No os asustéis. No voy a explicaros aquí y ahora todo el rollo de la Misa. Sólo os sugeriré tres pensamientos:
- En la Misa no sólo nos encontramos los que compartimos la misma fe sino que juntos escuchamos nada menos que la Palabra de Dios. No creemos en un dios mudo, nos relacionamos con el Dios que nos ha hablado de muchas formas, pero sobre todo a través de su Hijo. Esa Palabra unas veces nos reconforta, nos alienta, otras veces nos confronta y nos exige. Siempre es una palabra para la vida, para transformarla y darle un brillo nuevo.
- Luego hacemos con el sacerdote una larga oración de acción de gracias. Se llama ‘plegaria eucarística’. Damos gracias a Dios por tantos regalos que nos hace cada día, pero sobre todo por habernos dado nada menos que a su hijo único, Jesús.
- Por último tenemos la suerte de tener a Jesús dentro de nuestro corazón por la comunión. Hay que aprovechar muy bien ese momento de máxima intimidad con quien es nuestro amigo y nuestro hermano.
Os recuerdo un testimonio de mártires. El año 304, cuando el emperador Diocleciano prohibió a los cristianos, bajo pena de muerte, poseer las Escrituras, reunirse el domingo para celebrar la Eucaristía y construir lugares para sus asambleas, en Abitinia, pequeña localidad del actual Túnez, un grupo de soldados romanos sorprendieron en un sótano a 49 reunidos en la casa de Octavio Félix para celebrar la Eucaristía clandestinamente.
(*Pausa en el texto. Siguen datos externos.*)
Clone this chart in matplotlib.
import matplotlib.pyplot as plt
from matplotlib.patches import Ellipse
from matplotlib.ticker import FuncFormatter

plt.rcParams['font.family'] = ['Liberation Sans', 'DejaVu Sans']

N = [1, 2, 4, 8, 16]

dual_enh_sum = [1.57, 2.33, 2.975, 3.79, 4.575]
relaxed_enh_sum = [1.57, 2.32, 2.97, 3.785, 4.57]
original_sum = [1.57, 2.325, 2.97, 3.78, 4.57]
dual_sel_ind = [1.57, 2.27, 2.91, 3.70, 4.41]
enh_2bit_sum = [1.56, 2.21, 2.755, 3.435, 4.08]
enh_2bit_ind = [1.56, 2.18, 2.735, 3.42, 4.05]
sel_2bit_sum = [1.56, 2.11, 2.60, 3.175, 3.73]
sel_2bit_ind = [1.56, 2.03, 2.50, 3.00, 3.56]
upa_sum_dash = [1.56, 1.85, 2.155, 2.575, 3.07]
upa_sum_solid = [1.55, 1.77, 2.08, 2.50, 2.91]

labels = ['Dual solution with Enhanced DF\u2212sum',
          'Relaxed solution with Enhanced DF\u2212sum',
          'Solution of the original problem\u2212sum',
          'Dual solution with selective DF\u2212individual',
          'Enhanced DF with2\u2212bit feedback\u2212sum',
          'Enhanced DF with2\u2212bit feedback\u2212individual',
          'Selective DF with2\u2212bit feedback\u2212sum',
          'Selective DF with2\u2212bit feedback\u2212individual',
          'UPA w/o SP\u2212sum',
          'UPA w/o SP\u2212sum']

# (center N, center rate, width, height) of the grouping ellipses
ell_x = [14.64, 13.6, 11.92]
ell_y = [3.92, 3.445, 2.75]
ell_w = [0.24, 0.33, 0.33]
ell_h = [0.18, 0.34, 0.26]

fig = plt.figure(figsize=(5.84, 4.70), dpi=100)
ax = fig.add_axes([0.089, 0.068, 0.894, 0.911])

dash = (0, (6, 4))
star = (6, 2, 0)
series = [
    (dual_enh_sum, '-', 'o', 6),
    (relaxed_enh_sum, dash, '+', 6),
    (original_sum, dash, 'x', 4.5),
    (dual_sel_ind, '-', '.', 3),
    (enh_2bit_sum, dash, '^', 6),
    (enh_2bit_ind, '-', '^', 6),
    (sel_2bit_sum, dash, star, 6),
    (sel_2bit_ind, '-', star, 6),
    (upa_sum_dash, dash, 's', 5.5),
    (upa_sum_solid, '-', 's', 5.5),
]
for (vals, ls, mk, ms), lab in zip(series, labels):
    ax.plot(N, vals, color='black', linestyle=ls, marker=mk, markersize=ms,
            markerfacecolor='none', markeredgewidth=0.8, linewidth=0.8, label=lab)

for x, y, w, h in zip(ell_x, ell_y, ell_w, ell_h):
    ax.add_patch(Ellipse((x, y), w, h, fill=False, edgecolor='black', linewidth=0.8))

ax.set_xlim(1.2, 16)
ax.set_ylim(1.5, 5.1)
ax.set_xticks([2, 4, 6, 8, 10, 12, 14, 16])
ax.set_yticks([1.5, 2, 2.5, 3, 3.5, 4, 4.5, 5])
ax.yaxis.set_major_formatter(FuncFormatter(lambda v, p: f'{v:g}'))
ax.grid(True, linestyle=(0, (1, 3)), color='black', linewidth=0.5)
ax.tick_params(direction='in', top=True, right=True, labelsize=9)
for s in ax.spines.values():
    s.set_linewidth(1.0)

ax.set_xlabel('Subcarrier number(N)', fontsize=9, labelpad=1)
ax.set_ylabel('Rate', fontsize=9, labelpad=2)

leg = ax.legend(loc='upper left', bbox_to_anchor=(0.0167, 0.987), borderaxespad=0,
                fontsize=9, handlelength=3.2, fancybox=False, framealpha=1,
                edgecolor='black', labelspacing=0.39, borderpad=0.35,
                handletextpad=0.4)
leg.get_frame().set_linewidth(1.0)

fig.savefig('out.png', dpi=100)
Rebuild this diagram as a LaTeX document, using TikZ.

Les arrestaron y les llevaron a Cartago para ser interrogados por el procónsul Anulino. Cuando les preguntaron: ¿por qué hacéis esto si sabéis que está severamente prohibido? Un cierto Emérito contestó: “Es que sin la eucaristía no podemos subsistir ni vivir”. Ojalá nosotros podamos decir lo mismo.
Necesitamos la presencia física. Durante el tiempo de confinamiento hemos echado de menos los besos y abrazos a nuestros familiares y amigos. Y ha sido largo el tiempo que gran parte del pueblo cristiano no ha podido celebrar la Eucaristía con presencia física y se ha tenido que conformar con la presencia virtual a través de los medios telemáticos. Ha sido una buena ocasión para darnos cuenta de que el contacto virtual no puede ni debe sustituir el contacto personal, que sigue siendo insustituible. Lo propio del cristianismo es el encuentro interpersonal porque es encarnación. Jesús caminaba con sus discípulos, curaba a los enfermos tocando su cuerpo, se dejó perfumar sus pies y permitió al apóstol Tomás meter sus dedos en los agujeros de sus clavos… No podemos conformarnos con ver la Misa por televisión, mientras podamos reunirnos con nuestra comunidad eclesial, presidida por el sacerdote. Con qué ternura escribe el Papa Francisco: «Por la fragilidad de los tiempos en que vivimos, necesitamos la presencia del Buen Samaritano, una mano que levanta, un abrazo que perdona y salva, una mirada que inunda de un amor infinito, paciente, indulgente, y vuelve a ponerte en camino. Ayudemos a los jóvenes a que el resplandor de la juventud no se apague en la oscuridad de una habitación cerrada en la que la única ventana para ver el mundo sea el ordenador y el Smartphone».